- INSTRUCTIONS FOR THE TASK:
Your task is to transcribe all of the data below exactly, omitting the images.
* Begin *
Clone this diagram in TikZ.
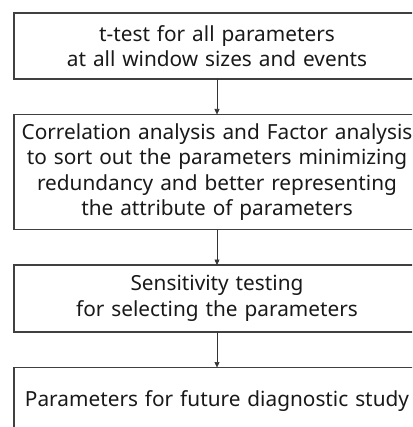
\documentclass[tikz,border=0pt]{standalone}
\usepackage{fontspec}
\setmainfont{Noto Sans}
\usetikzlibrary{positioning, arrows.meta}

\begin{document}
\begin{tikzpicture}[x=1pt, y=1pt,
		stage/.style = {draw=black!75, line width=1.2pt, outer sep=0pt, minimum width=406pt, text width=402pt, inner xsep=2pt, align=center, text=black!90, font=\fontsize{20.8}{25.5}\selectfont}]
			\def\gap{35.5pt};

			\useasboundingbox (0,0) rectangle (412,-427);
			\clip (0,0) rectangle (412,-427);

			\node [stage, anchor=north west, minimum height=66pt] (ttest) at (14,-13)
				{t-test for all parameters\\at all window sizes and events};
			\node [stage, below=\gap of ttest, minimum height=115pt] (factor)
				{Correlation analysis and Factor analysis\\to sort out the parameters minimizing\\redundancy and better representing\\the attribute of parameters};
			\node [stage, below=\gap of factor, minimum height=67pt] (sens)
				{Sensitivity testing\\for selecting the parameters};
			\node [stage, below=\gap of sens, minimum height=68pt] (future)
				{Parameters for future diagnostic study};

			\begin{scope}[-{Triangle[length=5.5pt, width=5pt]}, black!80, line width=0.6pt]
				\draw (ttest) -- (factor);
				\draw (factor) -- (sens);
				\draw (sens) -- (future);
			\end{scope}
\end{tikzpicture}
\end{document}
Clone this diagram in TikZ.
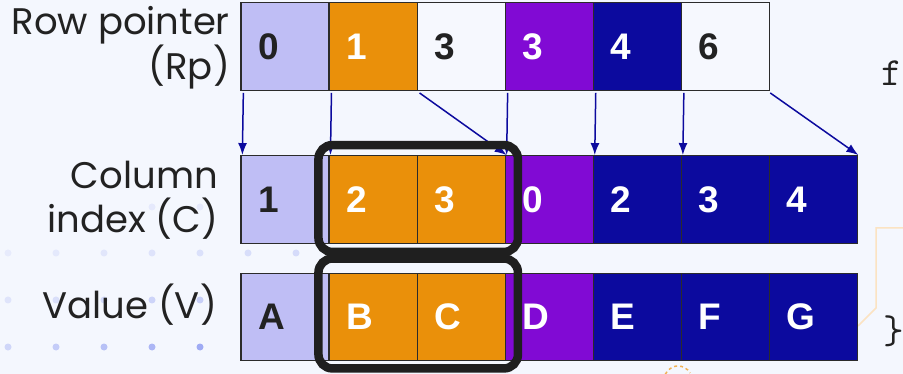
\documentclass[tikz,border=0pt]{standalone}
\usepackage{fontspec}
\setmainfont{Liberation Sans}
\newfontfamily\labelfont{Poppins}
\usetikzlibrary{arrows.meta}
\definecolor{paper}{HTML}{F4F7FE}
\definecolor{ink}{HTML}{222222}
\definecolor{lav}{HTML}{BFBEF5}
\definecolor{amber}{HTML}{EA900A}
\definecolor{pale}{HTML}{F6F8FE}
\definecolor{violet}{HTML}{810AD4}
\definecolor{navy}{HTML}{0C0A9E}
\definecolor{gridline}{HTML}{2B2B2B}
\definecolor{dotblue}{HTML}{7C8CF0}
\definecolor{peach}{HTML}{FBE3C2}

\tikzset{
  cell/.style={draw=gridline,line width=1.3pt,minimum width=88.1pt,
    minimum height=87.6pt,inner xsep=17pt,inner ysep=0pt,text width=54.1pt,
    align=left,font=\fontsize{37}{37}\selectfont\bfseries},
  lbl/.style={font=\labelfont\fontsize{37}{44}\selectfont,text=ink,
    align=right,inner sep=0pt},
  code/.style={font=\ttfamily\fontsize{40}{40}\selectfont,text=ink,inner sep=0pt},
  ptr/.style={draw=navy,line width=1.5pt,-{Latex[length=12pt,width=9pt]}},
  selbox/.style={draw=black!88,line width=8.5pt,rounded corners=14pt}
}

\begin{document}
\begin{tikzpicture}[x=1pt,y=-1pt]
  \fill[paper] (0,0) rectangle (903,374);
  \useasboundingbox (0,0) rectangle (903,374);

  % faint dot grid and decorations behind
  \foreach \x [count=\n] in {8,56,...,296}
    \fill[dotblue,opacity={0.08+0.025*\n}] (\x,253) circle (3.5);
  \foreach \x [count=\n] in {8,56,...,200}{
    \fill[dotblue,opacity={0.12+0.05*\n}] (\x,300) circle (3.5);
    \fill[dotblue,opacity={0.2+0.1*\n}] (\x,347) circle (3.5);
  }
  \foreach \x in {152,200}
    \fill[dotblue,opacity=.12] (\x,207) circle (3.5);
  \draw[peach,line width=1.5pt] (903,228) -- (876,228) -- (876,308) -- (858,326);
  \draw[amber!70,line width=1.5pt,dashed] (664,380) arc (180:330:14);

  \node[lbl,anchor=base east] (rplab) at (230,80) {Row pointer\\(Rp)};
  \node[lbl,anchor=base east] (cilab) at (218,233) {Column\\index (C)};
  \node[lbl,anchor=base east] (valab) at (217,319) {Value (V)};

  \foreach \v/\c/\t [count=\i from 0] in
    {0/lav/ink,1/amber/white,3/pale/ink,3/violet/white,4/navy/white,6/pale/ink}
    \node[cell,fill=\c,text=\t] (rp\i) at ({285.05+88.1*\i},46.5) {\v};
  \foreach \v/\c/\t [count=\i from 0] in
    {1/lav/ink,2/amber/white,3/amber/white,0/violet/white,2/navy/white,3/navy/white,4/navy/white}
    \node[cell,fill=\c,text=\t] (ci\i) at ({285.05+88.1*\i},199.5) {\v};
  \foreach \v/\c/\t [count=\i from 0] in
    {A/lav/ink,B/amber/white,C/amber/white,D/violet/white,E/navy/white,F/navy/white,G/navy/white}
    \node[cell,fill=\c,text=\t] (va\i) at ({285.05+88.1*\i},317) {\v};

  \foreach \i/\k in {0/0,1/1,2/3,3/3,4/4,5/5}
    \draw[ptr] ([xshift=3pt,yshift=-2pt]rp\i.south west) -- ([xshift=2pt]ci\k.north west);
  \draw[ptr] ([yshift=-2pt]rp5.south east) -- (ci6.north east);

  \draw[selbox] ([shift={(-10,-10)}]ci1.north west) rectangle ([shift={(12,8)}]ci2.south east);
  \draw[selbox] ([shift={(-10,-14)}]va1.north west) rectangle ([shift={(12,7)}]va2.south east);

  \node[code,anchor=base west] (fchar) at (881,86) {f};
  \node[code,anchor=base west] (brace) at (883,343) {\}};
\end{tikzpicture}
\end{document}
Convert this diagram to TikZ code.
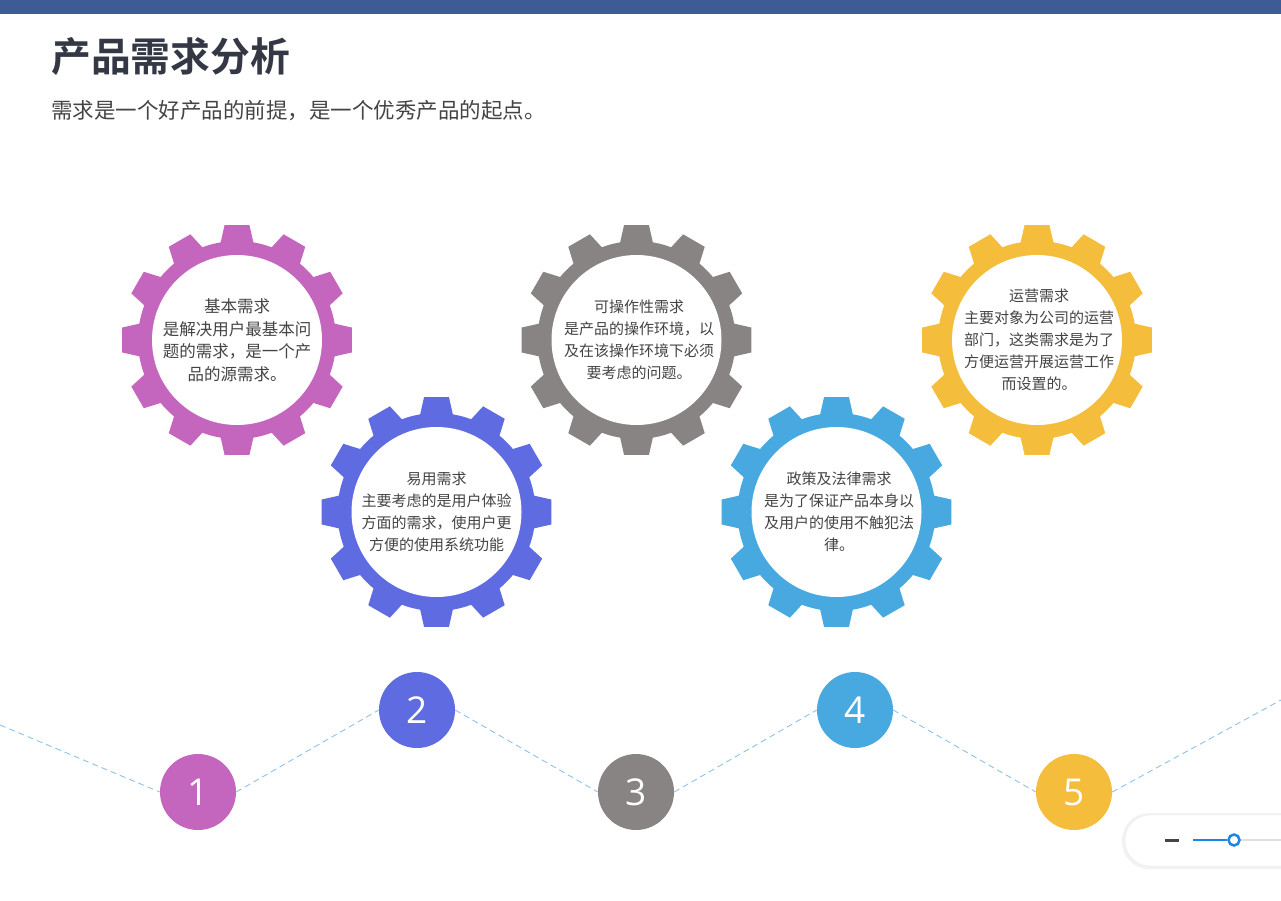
* End *
- SOLUTION:
Clone this diagram in TikZ.
\documentclass[tikz,border=0pt]{standalone}
\usepackage{fontspec}
\setmainfont{Noto Sans}
\usetikzlibrary{positioning, arrows.meta}

\begin{document}
\begin{tikzpicture}[x=1pt, y=1pt,
		stage/.style = {draw=black!75, line width=1.2pt, outer sep=0pt, minimum width=406pt, text width=402pt, inner xsep=2pt, align=center, text=black!90, font=\fontsize{20.8}{25.5}\selectfont}]
			\def\gap{35.5pt};

			\useasboundingbox (0,0) rectangle (412,-427);
			\clip (0,0) rectangle (412,-427);

			\node [stage, anchor=north west, minimum height=66pt] (ttest) at (14,-13)
				{t-test for all parameters\\at all window sizes and events};
			\node [stage, below=\gap of ttest, minimum height=115pt] (factor)
				{Correlation analysis and Factor analysis\\to sort out the parameters minimizing\\redundancy and better representing\\the attribute of parameters};
			\node [stage, below=\gap of factor, minimum height=67pt] (sens)
				{Sensitivity testing\\for selecting the parameters};
			\node [stage, below=\gap of sens, minimum height=68pt] (future)
				{Parameters for future diagnostic study};

			\begin{scope}[-{Triangle[length=5.5pt, width=5pt]}, black!80, line width=0.6pt]
				\draw (ttest) -- (factor);
				\draw (factor) -- (sens);
				\draw (sens) -- (future);
			\end{scope}
\end{tikzpicture}
\end{document}
Clone this diagram in TikZ.
\documentclass[tikz,border=0pt]{standalone}
\usepackage{fontspec}
\setmainfont{Liberation Sans}
\newfontfamily\labelfont{Poppins}
\usetikzlibrary{arrows.meta}
\definecolor{paper}{HTML}{F4F7FE}
\definecolor{ink}{HTML}{222222}
\definecolor{lav}{HTML}{BFBEF5}
\definecolor{amber}{HTML}{EA900A}
\definecolor{pale}{HTML}{F6F8FE}
\definecolor{violet}{HTML}{810AD4}
\definecolor{navy}{HTML}{0C0A9E}
\definecolor{gridline}{HTML}{2B2B2B}
\definecolor{dotblue}{HTML}{7C8CF0}
\definecolor{peach}{HTML}{FBE3C2}

\tikzset{
  cell/.style={draw=gridline,line width=1.3pt,minimum width=88.1pt,
    minimum height=87.6pt,inner xsep=17pt,inner ysep=0pt,text width=54.1pt,
    align=left,font=\fontsize{37}{37}\selectfont\bfseries},
  lbl/.style={font=\labelfont\fontsize{37}{44}\selectfont,text=ink,
    align=right,inner sep=0pt},
  code/.style={font=\ttfamily\fontsize{40}{40}\selectfont,text=ink,inner sep=0pt},
  ptr/.style={draw=navy,line width=1.5pt,-{Latex[length=12pt,width=9pt]}},
  selbox/.style={draw=black!88,line width=8.5pt,rounded corners=14pt}
}

\begin{document}
\begin{tikzpicture}[x=1pt,y=-1pt]
  \fill[paper] (0,0) rectangle (903,374);
  \useasboundingbox (0,0) rectangle (903,374);

  % faint dot grid and decorations behind
  \foreach \x [count=\n] in {8,56,...,296}
    \fill[dotblue,opacity={0.08+0.025*\n}] (\x,253) circle (3.5);
  \foreach \x [count=\n] in {8,56,...,200}{
    \fill[dotblue,opacity={0.12+0.05*\n}] (\x,300) circle (3.5);
    \fill[dotblue,opacity={0.2+0.1*\n}] (\x,347) circle (3.5);
  }
  \foreach \x in {152,200}
    \fill[dotblue,opacity=.12] (\x,207) circle (3.5);
  \draw[peach,line width=1.5pt] (903,228) -- (876,228) -- (876,308) -- (858,326);
  \draw[amber!70,line width=1.5pt,dashed] (664,380) arc (180:330:14);

  \node[lbl,anchor=base east] (rplab) at (230,80) {Row pointer\\(Rp)};
  \node[lbl,anchor=base east] (cilab) at (218,233) {Column\\index (C)};
  \node[lbl,anchor=base east] (valab) at (217,319) {Value (V)};

  \foreach \v/\c/\t [count=\i from 0] in
    {0/lav/ink,1/amber/white,3/pale/ink,3/violet/white,4/navy/white,6/pale/ink}
    \node[cell,fill=\c,text=\t] (rp\i) at ({285.05+88.1*\i},46.5) {\v};
  \foreach \v/\c/\t [count=\i from 0] in
    {1/lav/ink,2/amber/white,3/amber/white,0/violet/white,2/navy/white,3/navy/white,4/navy/white}
    \node[cell,fill=\c,text=\t] (ci\i) at ({285.05+88.1*\i},199.5) {\v};
  \foreach \v/\c/\t [count=\i from 0] in
    {A/lav/ink,B/amber/white,C/amber/white,D/violet/white,E/navy/white,F/navy/white,G/navy/white}
    \node[cell,fill=\c,text=\t] (va\i) at ({285.05+88.1*\i},317) {\v};

  \foreach \i/\k in {0/0,1/1,2/3,3/3,4/4,5/5}
    \draw[ptr] ([xshift=3pt,yshift=-2pt]rp\i.south west) -- ([xshift=2pt]ci\k.north west);
  \draw[ptr] ([yshift=-2pt]rp5.south east) -- (ci6.north east);

  \draw[selbox] ([shift={(-10,-10)}]ci1.north west) rectangle ([shift={(12,8)}]ci2.south east);
  \draw[selbox] ([shift={(-10,-14)}]va1.north west) rectangle ([shift={(12,7)}]va2.south east);

  \node[code,anchor=base west] (fchar) at (881,86) {f};
  \node[code,anchor=base west] (brace) at (883,343) {\}};
\end{tikzpicture}
\end{document}
Convert this diagram to TikZ code.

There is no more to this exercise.